The teams are working on a $140 million spending limit this season that must be spread between development, damage repair, freight and more.
It therefore means that everyone has to be more pragmatic with their spending and avoid spending too much on development so that they have enough funds to make the final few rounds of the year.
Due to inflation, Horner has been pushing for the teams to be given more freedom to spend, but Alfa Romeo team principal Frederic Vasseur countered by saying that inflation is “normal,” and that teams should “switch off the wind tunnel” if money is becoming an issue.
Villeneuve agrees, asserting that Red Bull themselves agreed to the new rules, so they must now adhere to them.
“They have to fix up their car but everyone has agreed and signed for it,” he told Formule 1 Magazine.
“And if flying costs more, it costs more for all teams, then you only develop a little less.
“You agreed and then you don’t back down, the smaller teams don’t even get it, so why should they accept it.
“Alpine is a big manufacturer, has enough money but also sticks to it, because they play by the rules and they are still competitive too.”
The Canadian indicated that Red Bull had a pre-conceived idea that they were always going to try to push the FIA for more financial freedom; they just needed an excuse for it.
“I suspect they have already decided before the season that they will look for ways to increase it, but for now they have to stick to it, but what is the punishment if they do go over it?” Pondered Villeneuve.
“I don’t know. A financial punishment doesn’t work, they just swallow it.
“Decreasing points hurts even more. If they had to give money to the others as punishment, that would make it interesting.
“You’re in business to win and make money.
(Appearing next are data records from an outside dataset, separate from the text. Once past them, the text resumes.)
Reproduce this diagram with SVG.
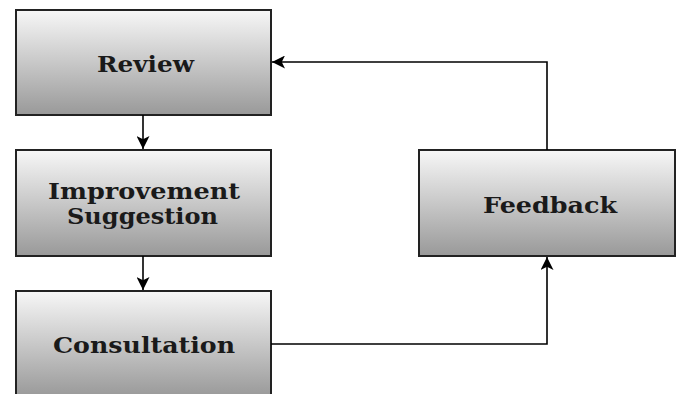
<svg xmlns="http://www.w3.org/2000/svg" width="679" height="394" viewBox="0 0 679 394">
<defs>
<linearGradient id="g" x1="0" y1="0" x2="0" y2="1">
<stop offset="0" stop-color="#f7f7f7"/>
<stop offset="1" stop-color="#999999"/>
</linearGradient>
<marker id="ah" viewBox="0 0 12 12" refX="12" refY="6" markerWidth="13" markerHeight="13" markerUnits="userSpaceOnUse" orient="auto">
<path d="M0,0 L12,6 L0,12 L3,6 z" fill="#000"/>
</marker>
<style>
.box{fill:url(#g);stroke:#222;stroke-width:2}
.lbl{font-family:"DejaVu Serif","Liberation Serif",serif;font-weight:bold;font-size:23px;fill:#1a1a1a;text-anchor:middle}
.con{fill:none;stroke:#000;stroke-width:1.6;marker-end:url(#ah)}
</style>
</defs>
<rect width="679" height="394" fill="#fff"/>
<g id="review">
<rect class="box" x="16" y="10" width="255" height="105"/>
<text class="lbl" x="145.5" y="72" textLength="97" lengthAdjust="spacingAndGlyphs">Review</text>
</g>
<g id="improvement">
<rect class="box" x="16" y="150" width="255" height="106"/>
<text class="lbl" x="144" y="199" textLength="192" lengthAdjust="spacingAndGlyphs">Improvement</text>
<text class="lbl" x="142.5" y="224" textLength="151" lengthAdjust="spacingAndGlyphs">Suggestion</text>
</g>
<g id="consultation">
<rect class="box" x="16" y="291" width="255" height="106"/>
<text class="lbl" x="144" y="353" textLength="182" lengthAdjust="spacingAndGlyphs">Consultation</text>
</g>
<g id="feedback">
<rect class="box" x="419" y="150" width="256" height="106"/>
<text class="lbl" x="550" y="213" textLength="134" lengthAdjust="spacingAndGlyphs">Feedback</text>
</g>
<g id="connectors">
<path class="con" d="M143,115 L143,149"/>
<path class="con" d="M143,256 L143,290"/>
<path class="con" d="M271,344 L547,344 L547,257"/>
<path class="con" d="M547,150 L547,62 L272,62"/>
</g>
</svg>
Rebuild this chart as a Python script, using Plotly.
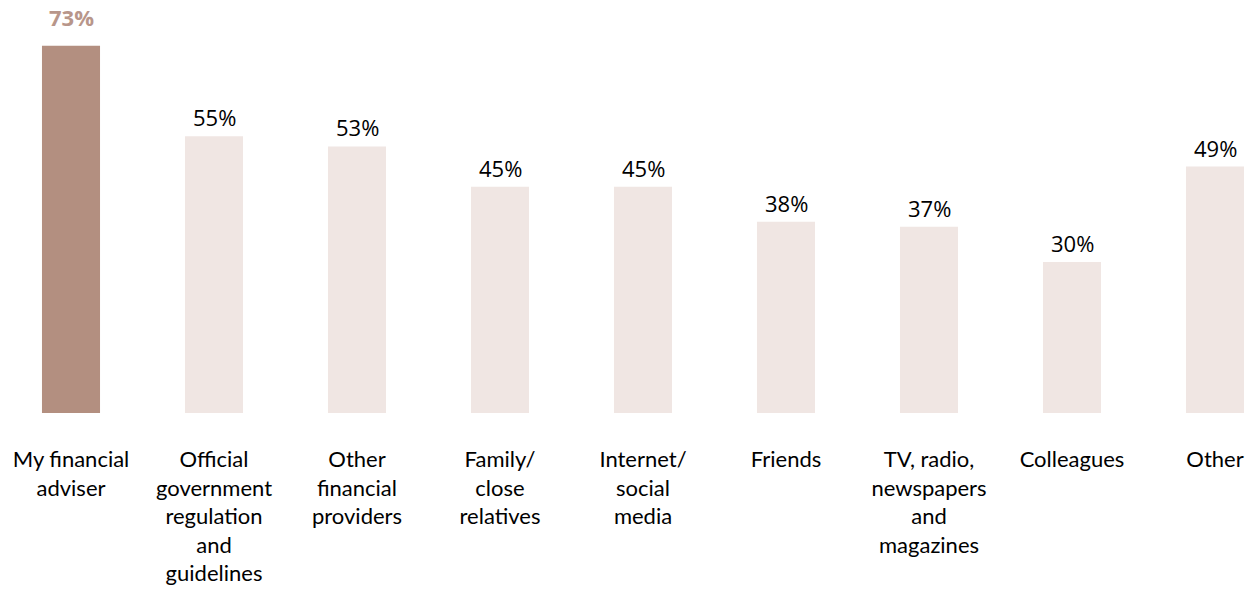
import plotly.graph_objects as go

# Sources of information, share of respondents (%)
categories = [
    "My financial<br>adviser",
    "Official<br>government<br>regulation<br>and<br>guidelines",
    "Other<br>financial<br>providers",
    "Family/<br>close<br>relatives",
    "Internet/<br>social<br>media",
    "Friends",
    "TV, radio,<br>newspapers<br>and<br>magazines",
    "Colleagues",
    "Other",
]
values = [73, 55, 53, 45, 45, 38, 37, 30, 49]
highlight_index = 0

DARK = "#B38F80"
LIGHT = "#F0E6E3"
DARK_TEXT = "#B8968A"

bar_colors = [DARK if i == highlight_index else LIGHT for i in range(len(values))]

fig = go.Figure()
fig.add_trace(go.Bar(
    x=categories,
    y=values,
    marker=dict(color=bar_colors, line=dict(width=0)),
    width=0.406,
    hoverinfo="skip",
))

# Value labels above each bar
for i, (cat, val) in enumerate(zip(categories, values)):
    if i == highlight_index:
        fig.add_annotation(
            x=cat, y=val, text=f"<b>{val}%</b>", showarrow=False,
            yanchor="bottom", yshift=12,
            font=dict(family="Open Sans", size=22, color=DARK_TEXT),
        )
    else:
        fig.add_annotation(
            x=cat, y=val, text=f"{val}%", showarrow=False,
            yanchor="bottom", yshift=2,
            font=dict(family="Open Sans", size=22, color="#000000"),
        )

fig.update_layout(
    width=1257,
    height=589,
    margin=dict(l=0, r=0, t=0, b=176),
    plot_bgcolor="white",
    paper_bgcolor="white",
    showlegend=False,
    bargap=0.6,
    xaxis=dict(
        type="category",
        range=[-0.4965, 8.2937],
        showgrid=False,
        showline=False,
        zeroline=False,
        ticks="",
        ticklabelstandoff=31,
        tickfont=dict(family="Lato", size=22, color="#000000"),
        fixedrange=True,
    ),
    yaxis=dict(
        range=[0, 82.1],
        showgrid=False,
        showline=False,
        zeroline=False,
        showticklabels=False,
        fixedrange=True,
    ),
)

fig.write_html("out.html")
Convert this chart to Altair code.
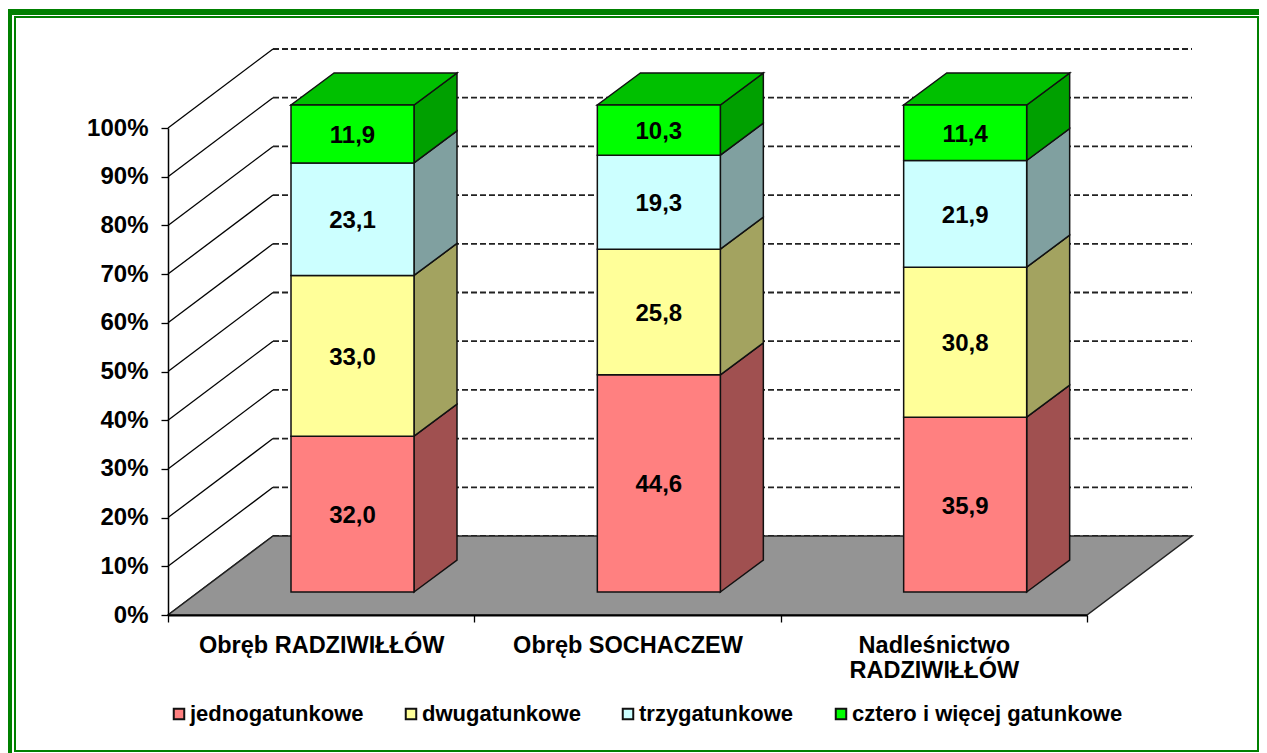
import altair as alt
import pandas as pd

# --- chart values -------------------------------------------------------
categories = ["Obręb RADZIWIŁŁÓW", "Obręb SOCHACZEW", "Nadleśnictwo RADZIWIŁŁÓW"]
series = ["jednogatunkowe", "dwugatunkowe", "trzygatunkowe", "cztero i więcej gatunkowe"]
jednogatunkowe = [32.0, 44.6, 35.9]
dwugatunkowe = [33.0, 25.8, 30.8]
trzygatunkowe = [23.1, 19.3, 21.9]
cztero = [11.9, 10.3, 11.4]
percent_ticks = [0, 10, 20, 30, 40, 50, 60, 70, 80, 90, 100]

front_colors = ["#FF8080", "#FFFF99", "#CCFFFF", "#00FF00"]
side_colors = ["#A05050", "#A3A360", "#80A0A0", "#00A000"]
top_color = "#00C000"
FONT = "Liberation Sans"

# --- geometry of the oblique projection (in scale units) ----------------
PX_X = 919 / 3      # px per category
PX_Y = 487 / 100    # px per percent
WALL_DX, WALL_DY = 105 / PX_X, 79 / PX_Y
BAR_LEFT, BAR_W = 123 / PX_X, 123 / PX_X
BAR_LIFT = 23 / PX_Y
BAR_DX, BAR_DY = 43 / PX_X, 32 / PX_Y

xs = alt.Scale(domain=[0, 3], nice=False, zero=False)
ys = alt.Scale(domain=[0, 100], nice=False, zero=False)

# --- tables -------------------------------------------------------------
front, sides, tops = [], [], []
columns = [jednogatunkowe, dwugatunkowe, trzygatunkowe, cztero]
for i in range(len(categories)):
    lo = BAR_LIFT
    x0 = i + BAR_LEFT
    x1 = x0 + BAR_W
    for s, col in enumerate(columns):
        v = col[i]
        hi = lo + v
        front.append({"series": series[s], "x": x0, "x2": x1, "y": lo, "y2": hi,
                      "mid": (lo + hi) / 2, "xm": (x0 + x1) / 2,
                      "label": f"{v:.1f}".replace(".", ",")})
        sid = f"{i}-{s}"
        sides.append({"id": sid, "x": x1, "y": lo, "y2": hi, "fill": side_colors[s]})
        sides.append({"id": sid, "x": x1 + BAR_DX, "y": lo + BAR_DY, "y2": hi + BAR_DY,
                      "fill": side_colors[s]})
        lo = hi
    tops.append({"id": i, "y": lo, "x": x0, "x2": x1})
    tops.append({"id": i, "y": lo + BAR_DY, "x": x0 + BAR_DX, "x2": x1 + BAR_DX})

front = pd.DataFrame(front)
sides = pd.DataFrame(sides)
tops = pd.DataFrame(tops)

floor = pd.DataFrame({"y": [0, WALL_DY], "x": [0, WALL_DX], "x2": [3, 3 + WALL_DX]})
diag = pd.DataFrame([{"x": 0, "x2": WALL_DX, "y": t, "y2": t + WALL_DY} for t in percent_ticks])
grid = pd.DataFrame([{"x": WALL_DX, "x2": 3 + WALL_DX, "y": t + WALL_DY} for t in percent_ticks])

# --- frame (page decoration, page pixels turned into scale units) -------
def fx(px):
    return (px - 168) / PX_X


def fy(py):
    return (615 - py) / PX_Y


boxes = [(8, 12, 9, 753), (8, 1259, 9, 15), (14, 16, 16, 752), (14, 1259, 16, 18),
         (1257, 1259, 16, 752), (14, 1259, 750, 752)]
frame = pd.DataFrame([{"x": fx(a), "x2": fx(b), "y": fy(c), "y2": fy(d)} for a, b, c, d in boxes])

# --- axes ---------------------------------------------------------------
labels_expr = ("datum.value==0.5?'Obręb RADZIWIŁŁÓW':datum.value==1.5?'Obręb SOCHACZEW':"
               "datum.value==2.5?['Nadleśnictwo','RADZIWIŁŁÓW']:''")

x_axis = alt.Axis(values=[0, 0.5, 1, 1.5, 2, 2.5, 3], labelExpr=labels_expr, title=None, grid=False,
                  tickOpacity=alt.expr("datum.value%1==0?1:0"), tickSize=7, tickColor="black",
                  tickWidth=1.3, domainColor="black", domainWidth=2, labelFont=FONT, labelFontSize=23.5,
                  labelFontWeight="bold", labelColor="black", labelPadding=11, labelOverlap=False,
                  labelBound=False, labelFlush=False, labelLineHeight=25, labelAngle=0, labelLimit=500,
                  zindex=1)
y_axis = alt.Axis(values=percent_ticks, labelExpr="datum.value+'%'", title=None, grid=False, tickSize=7,
                  tickColor="black", tickWidth=1.3, domainColor="black", domainWidth=1.5, labelFont=FONT,
                  labelFontSize=24, labelFontWeight="bold", labelColor="black", labelPadding=13,
                  labelOverlap=False, labelBound=False, labelFlush=False, zindex=1)


def X(field="x:Q"):
    return alt.X(field, scale=xs, axis=x_axis)


def Y(field="y:Q"):
    return alt.Y(field, scale=ys, axis=y_axis, stack=None)


# --- layers -------------------------------------------------------------
frame_l = alt.Chart(frame).mark_rect(color="#008000").encode(x=X(), x2="x2:Q", y=Y(), y2="y2:Q")

diag_l = alt.Chart(diag).mark_rule(color="black", strokeWidth=1.3).encode(
    x=X(), x2="x2:Q", y=Y(), y2="y2:Q")

grid_l = alt.Chart(grid).mark_rule(color="#222222", strokeWidth=1.8, strokeDash=[6, 3]).encode(
    x=X(), x2="x2:Q", y=Y())

floor_l = alt.Chart(floor).mark_area(orient="horizontal", color="#949494", stroke="#222222",
                                     strokeWidth=1.5).encode(
    y=Y(), x=X(), x2="x2:Q")

side_l = alt.Chart(sides).mark_area(stroke="#111111", strokeWidth=1.5).encode(
    x=X(), y=Y(), y2="y2:Q", color=alt.Color("fill:N", scale=None), detail="id:N")

top_l = alt.Chart(tops).mark_area(orient="horizontal", color=top_color, stroke="#111111",
                                  strokeWidth=1.5).encode(
    y=Y(), x=X(), x2="x2:Q", detail="id:N")

legend = alt.Legend(title=None, orient="none", legendX=0, legendY=575, direction="horizontal", columns=4,
                    symbolType="square", symbolSize=110, symbolStrokeColor="black", symbolStrokeWidth=2,
                    labelFont=FONT, labelFontSize=22, labelFontWeight="bold", labelColor="black",
                    labelOffset=0, columnPadding=36, labelLimit=400)

front_l = alt.Chart(front).mark_rect(stroke="#111111", strokeWidth=1.5).encode(
    x=X(), x2="x2:Q", y=Y(), y2="y2:Q",
    color=alt.Color("series:N", scale=alt.Scale(domain=series, range=front_colors), legend=legend))

text_l = alt.Chart(front).mark_text(font=FONT, fontSize=24, fontWeight="bold", color="black", dy=2).encode(
    x=X("xm:Q"), y=Y("mid:Q"), text="label:N")

chart = alt.layer(frame_l, diag_l, grid_l, floor_l, side_l, top_l, front_l, text_l).properties(
    width=919, height=487,
    padding={"left": 160, "top": 120, "right": 172, "bottom": 138},
    autosize=alt.AutoSizeParams(type="none"),
    background="white",
).configure_view(stroke=None)

chart.save("out.html", embed_options={"renderer": "svg", "actions": False})
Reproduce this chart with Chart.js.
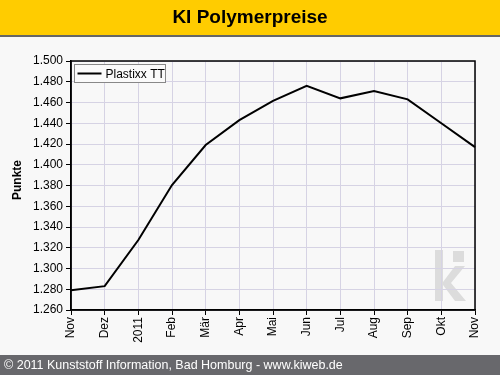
<!DOCTYPE html>
<html><head><meta charset="utf-8">
<script src="https://cdn.jsdelivr.net/npm/chart.js@4/dist/chart.umd.min.js"></script>
<style>
html,body{margin:0;padding:0;background:#f8f8f8;}
#wrap{position:relative;width:500px;height:375px;}
canvas{display:block;}
</style></head>
<body><div id="wrap"><canvas id="c" width="500" height="375"></canvas></div>
<script>
const chartTitle = "KI Polymerpreise";
const footerText = "© 2011 Kunststoff Information, Bad Homburg - www.kiweb.de";
const yAxisTitle = "Punkte";
const seriesName = "Plastixx TT";
const categories = ["Nov","Dez","2011","Feb","Mär","Apr","Mai","Jun","Jul","Aug","Sep","Okt","Nov"];
const values = [1279, 1283, 1327.5, 1380.5, 1419, 1443, 1461.5, 1476, 1464, 1471, 1463, 1440, 1417];
const yMin = 1260, yMax = 1500, yStep = 20;

const FONT = "'Liberation Sans', Arial, sans-serif";

const decor = {
  id: 'decor',
  beforeDraw(chart) {
    const ctx = chart.ctx, a = chart.chartArea;
    ctx.save();
    ctx.fillStyle = '#f8f8f8';
    ctx.fillRect(0, 0, 500, 375);
    // title bar
    ctx.fillStyle = '#ffcc00';
    ctx.fillRect(0, 0, 500, 35);
    ctx.fillStyle = '#666666';
    ctx.fillRect(0, 35, 500, 2);
    ctx.fillStyle = '#000';
    ctx.font = "bold 19px " + FONT;
    ctx.textAlign = 'center';
    ctx.textBaseline = 'middle';
    ctx.fillText(chartTitle, 250, 18);
    // footer
    ctx.fillStyle = '#68686c';
    ctx.fillRect(0, 355, 500, 20);
    ctx.fillStyle = '#fff';
    ctx.font = "12.5px " + FONT;
    ctx.textAlign = 'left';
    ctx.fillText(footerText, 4, 366);
    // y axis title
    ctx.save();
    ctx.translate(18, 180);
    ctx.rotate(-Math.PI / 2);
    ctx.fillStyle = '#000';
    ctx.font = "bold 12px " + FONT;
    ctx.textAlign = 'center';
    ctx.textBaseline = 'middle';
    ctx.fillText(yAxisTitle, 0, 0);
    ctx.restore();
    // watermark "ki"
    ctx.fillStyle = '#dcdcdc';
    ctx.fillRect(435, 250, 8, 51);
    ctx.fillRect(453, 251, 11, 11);
    ctx.beginPath();
    ctx.moveTo(443, 282);
    ctx.lineTo(455, 266);
    ctx.lineTo(465, 266);
    ctx.lineTo(451, 283);
    ctx.lineTo(466, 301);
    ctx.lineTo(455, 301);
    ctx.lineTo(443, 285);
    ctx.closePath();
    ctx.fill();
    ctx.restore();
  },
  afterDatasetsDraw(chart) {
    const ctx = chart.ctx, a = chart.chartArea;
    ctx.save();
    // frame
    ctx.strokeStyle = '#000';
    ctx.lineWidth = 1.5;
    ctx.strokeRect(a.left, a.top, a.right - a.left, a.bottom - a.top);
    // legend
    const lx = a.left + 3.5, ly = a.top + 3.5, lw = 91, lh = 18;
    ctx.fillStyle = '#fafafa';
    ctx.fillRect(lx, ly, lw, lh);
    ctx.strokeStyle = '#888';
    ctx.lineWidth = 1;
    ctx.strokeRect(lx, ly, lw, lh);
    ctx.strokeStyle = '#000';
    ctx.lineWidth = 2;
    ctx.beginPath();
    ctx.moveTo(lx + 3, ly + lh / 2);
    ctx.lineTo(lx + 27, ly + lh / 2);
    ctx.stroke();
    ctx.fillStyle = '#000';
    ctx.font = "12px " + FONT;
    ctx.textAlign = 'left';
    ctx.textBaseline = 'middle';
    ctx.fillText(chart.data.datasets[0].label, lx + 31, ly + lh / 2 + 1);
    ctx.restore();
  }
};

new Chart(document.getElementById('c'), {
  type: 'line',
  data: {
    labels: categories,
    datasets: [{
      label: seriesName,
      data: values,
      borderColor: '#000',
      borderWidth: 2,
      pointRadius: 0,
      tension: 0,
      fill: false
    }]
  },
  options: {
    responsive: false,
    animation: false,
    devicePixelRatio: 1,
    layout: { padding: { top: 61, right: 25, bottom: 20, left: 0 } },
    plugins: { legend: { display: false }, tooltip: { enabled: false }, title: { display: false } },
    scales: {
      x: {
        offset: false,
        grid: { color: '#d6d3e4', tickColor: '#000', tickLength: 5, drawTicks: true },
        border: { color: '#000', width: 1.5 },
        ticks: {
          autoSkip: false, maxRotation: 90, minRotation: 90, padding: 2,
          color: '#000', font: { family: FONT, size: 12 }
        },
        afterFit(s) { s.height = 45; }
      },
      y: {
        min: yMin, max: yMax,
        grid: { color: '#d6d3e4', tickColor: '#000', tickLength: 5 },
        border: { color: '#000', width: 1.5 },
        ticks: {
          stepSize: yStep, padding: 3, color: '#000',
          font: { family: FONT, size: 12 },
          callback: v => (v / 1000).toFixed(3)
        },
        afterFit(s) { s.width = 71; }
      }
    }
  },
  plugins: [decor]
});
</script></body></html>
That is the case with everything, that is life. And if you can bend the rules in such a way that you benefit from them, good on you.”
Mercedes were also not safe from Villeneuve’s stinging remarks, as the 51-year-old believes it should not be down the FIA – following the directive introduced in Montreal – to fix the German side’s “porpoising” and bottoming issues.
“I am less impressed with Toto Wolff and his campaign, they have always done everything they can to maintain their advantage in recent years,” explained the former Williams driver.
“Now they have built a bad car and that is their problem, not the FIA’s. Other teams have solved it too, why should they be punished with a possible rule change?”
Red Bull lead Ferrari by 76 points in the Constructors’ Championship having taken each of the last six wins through a combination of Max Verstappen and Sergio Perez.